Sintered silver (Ag) die-attach technology is widely used in high-temperature wide-bandgap semiconductor packaging due to its high melting point and robust mechanical properties. However, pressureless sintered Ag joints suffer from porosity evolution and crack propagation under cyclic thermo-mechanical loading. In this work, cerium oxide (CeO₂) nanoparticles (0–5 wt%) were introduced to regulate microstructural stability and fracture behavior. Microstructural characterization revealed that moderate CeO₂ addition (1–3 wt%) significantly increased joint densification and suppressed grain coarsening. Quantitative SEM analysis with image-based porosity mapping, sinter neck thickness measurement, and EDS elemental mapping revealed suppressed pore coalescence, stabilized neck morphology, and enhanced interfacial connection ratio in CeO₂-modified joints.
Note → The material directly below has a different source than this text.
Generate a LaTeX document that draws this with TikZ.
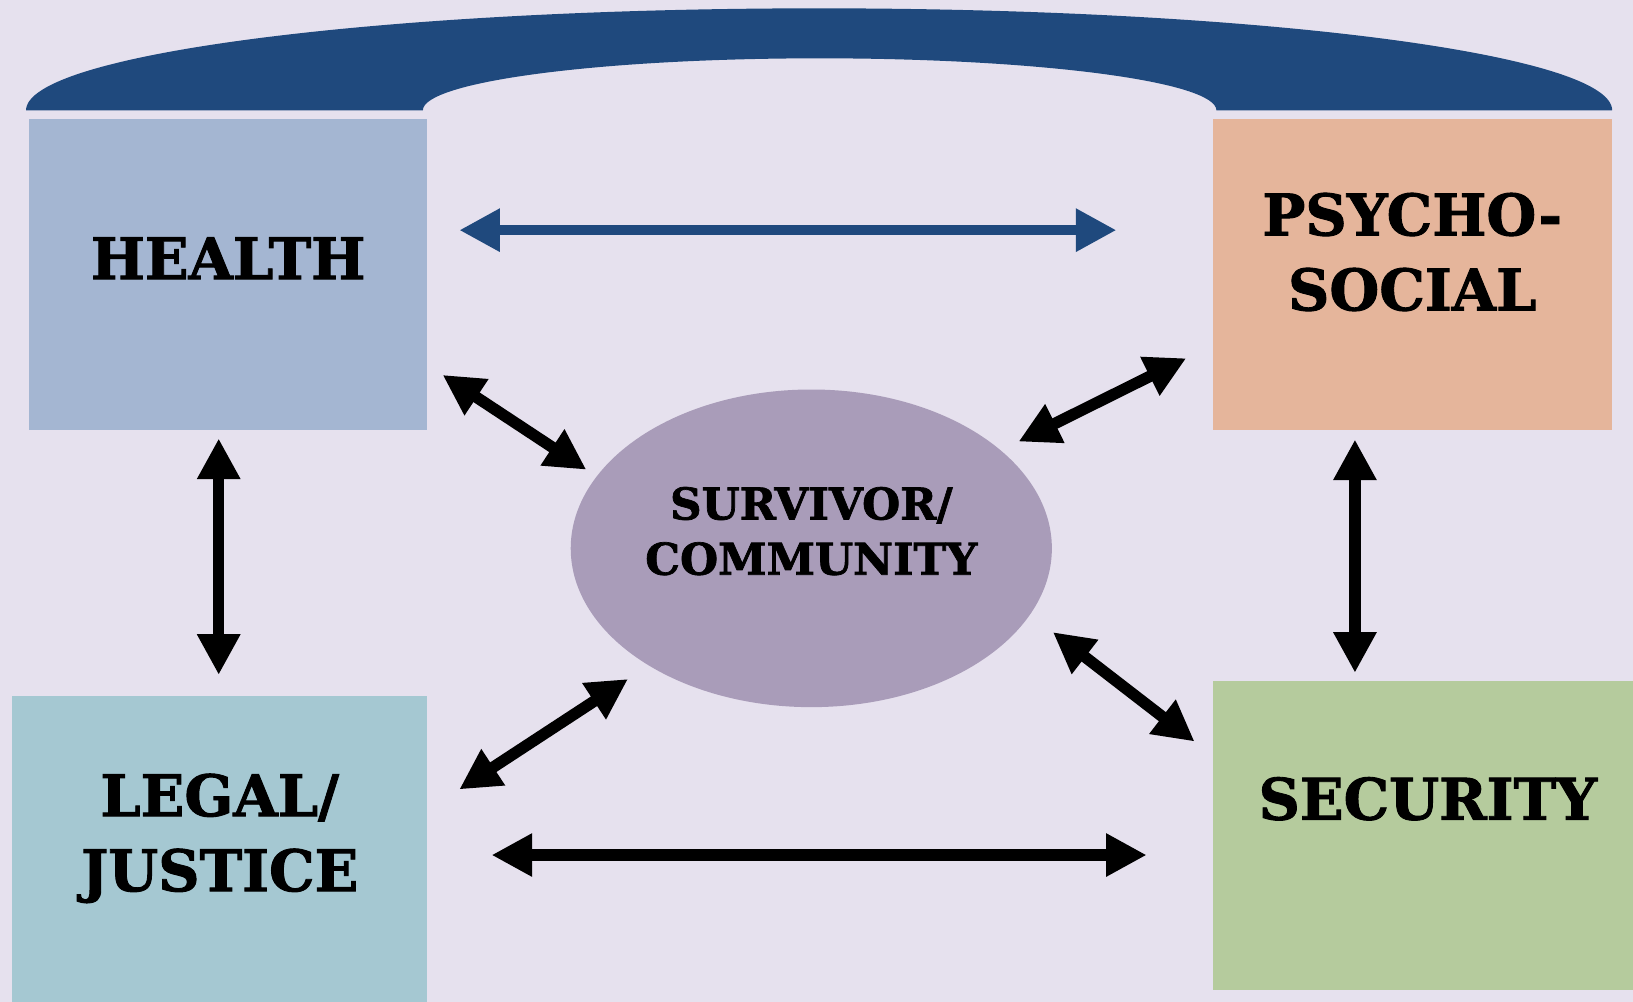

The 1 wt% CeO₂-modified joints exhibited superior resistance to coarsening after 1000 h thermal aging at 250 °C. This stability is attributed to Zener pinning by the CeO₂ phase, which inhibited Ag grain growth and vacancy coalescence. Thermal shock testing (−60 °C to 150 °C) showed a fracture mode transition from edge delamination in pure Ag joints to distributed microcracking in CeO₂-modified joints, resulting in extended fatigue life. These results demonstrate that CeO₂ nanoparticle doping effectively enhances microstructural stability and thermomechanical reliability in pressureless sintered Ag interconnects.